Observes Ms. Stevens, “This program really evolved around the people, and the fact that I wanted a piano quartet. These are all very skilled, wonderful players.”

The concluding piece on the concert program, and arguably the centerpiece, is the Piano Quartet, Opus 13, by Richard Strauss. Says Ms. Stevens, “This piano quartet is stunning — it’s early period Strauss, extraordinarily romantic and robust. The slow movement of the Strauss is one of the most beautiful movements in all music.”

Wilhelmina Smith will be featured in a performance of the Cello Sonata, Opus 6, by Samuel Barber — the only cello sonata Barber ever wrote. Like the Strauss quartet, it’s a romantic piece, a passionate work filled with haunting melodies. The sonata is known among musicians for its challenging piano part, which should give Ms. Stevens a workout.

And as the chamber society continues its celebration of Mozart’s 250th birthday, the ensemble will feature Susan Greenberg in the great composer’s Flute Quartet in D Major, K. 285. Also on the program will be an engaging modern work, Robert Muczynski’s Flute Sonata, Opus 14.

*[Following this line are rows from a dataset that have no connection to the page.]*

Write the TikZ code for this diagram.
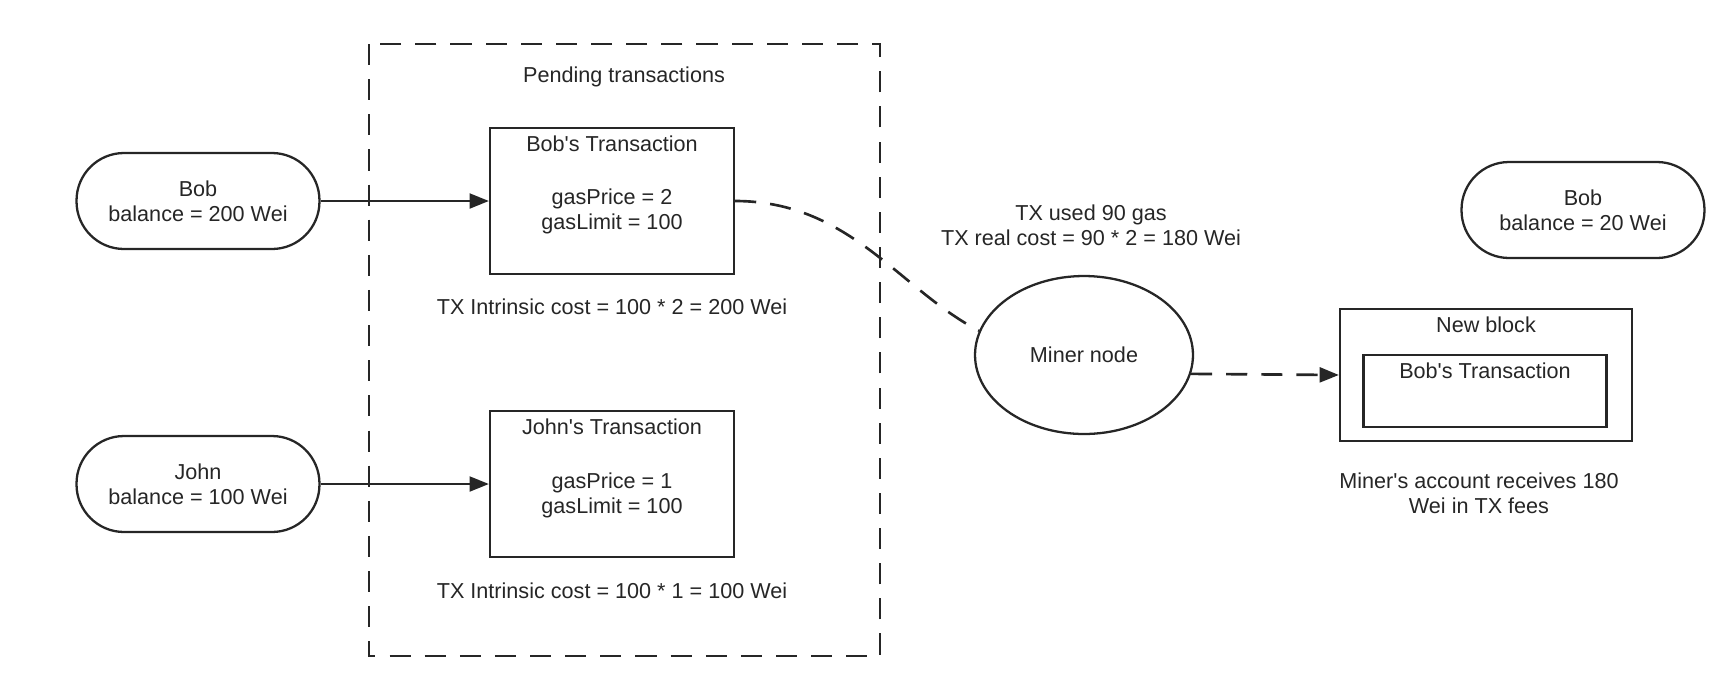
\documentclass[tikz,border=0pt]{standalone}
\usepackage{fontspec}
\setmainfont{Liberation Sans}
\usetikzlibrary{arrows.meta,shapes.geometric}

\begin{document}
\begin{tikzpicture}[x=0.02cm, y=-0.02cm, line width=1.3pt, color=black!85,
    font=\fontsize{12.3}{14.2}\selectfont,
    account/.style={draw, rounded corners=0.95cm, minimum width=4.86cm, minimum height=1.92cm, align=center, inner sep=0pt},
    txbox/.style={draw, minimum width=4.88cm, minimum height=2.92cm, inner sep=0pt},
    txt/.style={align=center, inner sep=0pt},
    longdash/.style={line width=1.5pt, dash pattern=on 12pt off 8pt},
    tip/.style={-{Triangle[length=11pt,width=8.5pt]}}]
                \useasboundingbox (0,0) rectangle (1722,684);
                \draw [longdash] (369,44) rectangle (880,656);
                \node [txt] (pending) at (624,77) {Pending transactions};
                \node [account] (bob) at (198,201) {Bob\\balance = 200 Wei};
                \node [account] (john) at (198,484) {John\\balance = 100 Wei};
                \node [txbox] (bobtx) at (612,201) {};
                \node [txt] (bobtxtitle) at (612,144) {Bob\textquotesingle s Transaction};
                \node [txt] (bobtxgas) at (612,211) {gasPrice = 2\\gasLimit = 100};
                \node [txt] (bobcost) at (612,307) {TX Intrinsic cost = 100 * 2 = 200 Wei};
                \node [txbox] (johntx) at (612,484) {};
                \node [txt] (johntxtitle) at (612,427) {John\textquotesingle s Transaction};
                \node [txt] (johntxgas) at (612,495) {gasPrice = 1\\gasLimit = 100};
                \node [txt] (johncost) at (612,591) {TX Intrinsic cost = 100 * 1 = 100 Wei};
                \draw [tip] (bob.east) -- (bobtx.west);
                \draw [tip] (john.east) -- (johntx.west);
                \node [draw, ellipse, minimum width=4.36cm, minimum height=3.16cm, inner sep=0pt] (miner) at (1084,355) {Miner node};
                \node [txt] (realcost) at (1091,225.5) {TX used 90 gas\\TX real cost = 90 * 2 = 180 Wei};
                \draw [longdash] (bobtx.east) .. controls (850,201) and (900,290) .. (miner.167);
                \node [account] (bobafter) at (1583,210) {Bob\\balance = 20 Wei};
                \node [draw, minimum width=5.84cm, minimum height=2.64cm, inner sep=0pt] (block) at (1486,375) {};
                \node [txt] (blocktitle) at (1486,325) {New block};
                \node [draw, minimum width=4.86cm, minimum height=1.44cm, inner sep=0pt] (blocktx) at (1485,391) {};
                \node [txt] (blocktxtitle) at (1485,371) {Bob\textquotesingle s Transaction};
                \draw [longdash, tip] (miner.350) -- (block.west);
                \node [txt] (fees) at (1479,493) {Miner\textquotesingle s account receives 180\\Wei in TX fees};
            \end{tikzpicture}
\end{document}
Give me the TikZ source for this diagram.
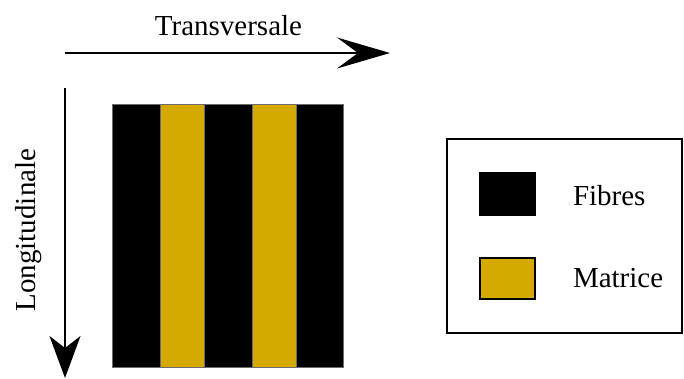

Concludes Ms. Stevens, “This particular program is probably the most varied one we’ll be presenting this summer.” Hard as it is to believe, the concerts on July 25 and 26 already represent the midpoint of the chamber music society’s six-week summer series. The summer music festival will continue on July 30 with something entirely new for the society: A one-night concert at the Tabernacle on Saturday, July 30, featuring Island children in a performance of a beloved piece, the Carnival of the Animals by Camille St. Saens. u

Piano Quartet concert Monday, July 25, Old Whaling Church, Main Street, Edgartown, and Tuesday, July 26, Chilmark Community Center, South Road, both at 8 pm. Tickets $25, students and children free. Call 508-693-0525.


Nis Kildegaard writes as a member of the board of directors of the Martha’s Vineyard Chamber Music Society.